Pseudonyms, Anonymity and Copyright

The U.S. Copyright system accommodates authors’ rights to publish pseudonymously in a number of different ways, underscoring the importance of this right as a matter of public policy. First, and most importantly, the Copyright Act provides an avenue for an author to register their work under a pseudonym (longtime readers may recall that copyright registration is not necessary in order for a work to be protected by copyright, but can provide significant benefits in many circumstances). An author can use both their pseudonym and their legal name on their copyright registration, or their pseudonym only. If an author does use their legal name on their copyright registration for a pseudonymously published work, it is important to understand from a privacy perspective that the author’s legal name will become a part of the public record, as copyright registrations are publicly available. If an author registers their copyright under a pseudonym and does not use their legal name in the registration, their legal name will not be made public.

However, there is a trade off for authors who register copyrights under a pseudonym. The duration of copyright protection is different for pseudonymously authored works: rather than being the life of the author plus 70 years, the copyright term for pseudonymous works is 95 years from the date of creation. This is because, without a real person’s identity to associate with the copyright, it is impossible to measure the life of the author. Additionally, a pseudonym itself cannot be copyrighted, as names and short phrases are outside the scope of copyright protection (though in some instances, words or marks identifying the author could be protected in other ways, such as by trademark law). This means that it is possible for multiple authors to use the same pseudonym, which can create confusion for readers and be a detriment to those authors’ ability to reach them. 
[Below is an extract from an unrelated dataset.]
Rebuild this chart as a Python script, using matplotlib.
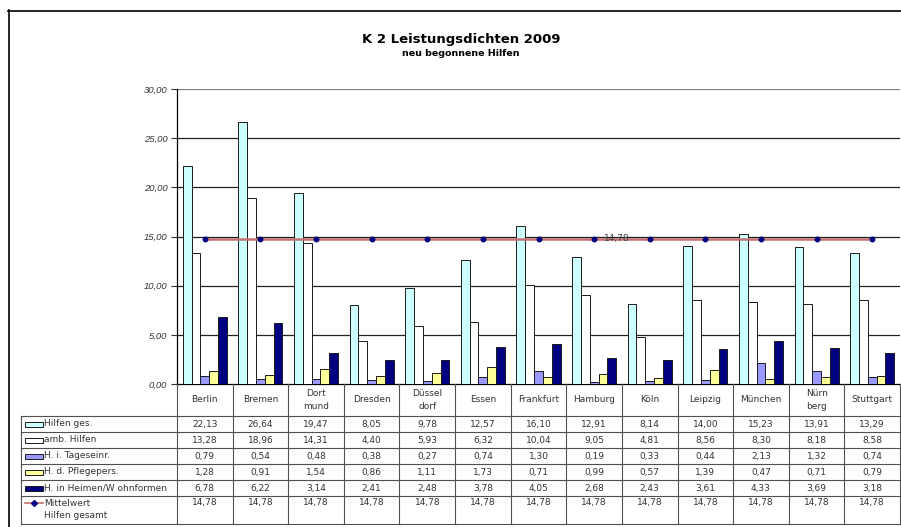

Authors are also empowered by the copyright system to register copyrights anonymously. As with pseudonymous works, anonymous works are subject to copyright protection for 95 years from the date of creation, since the life of the author cannot be ascertained without an author being named. Even if a work is registered anonymously, its author can sue to enforce the copyright (though they will likely lose their anonymity in the process). Anonymous works pose challenges for secondary users, however, because it leaves creators who may want to use the anonymous works in their own works without a point of contact.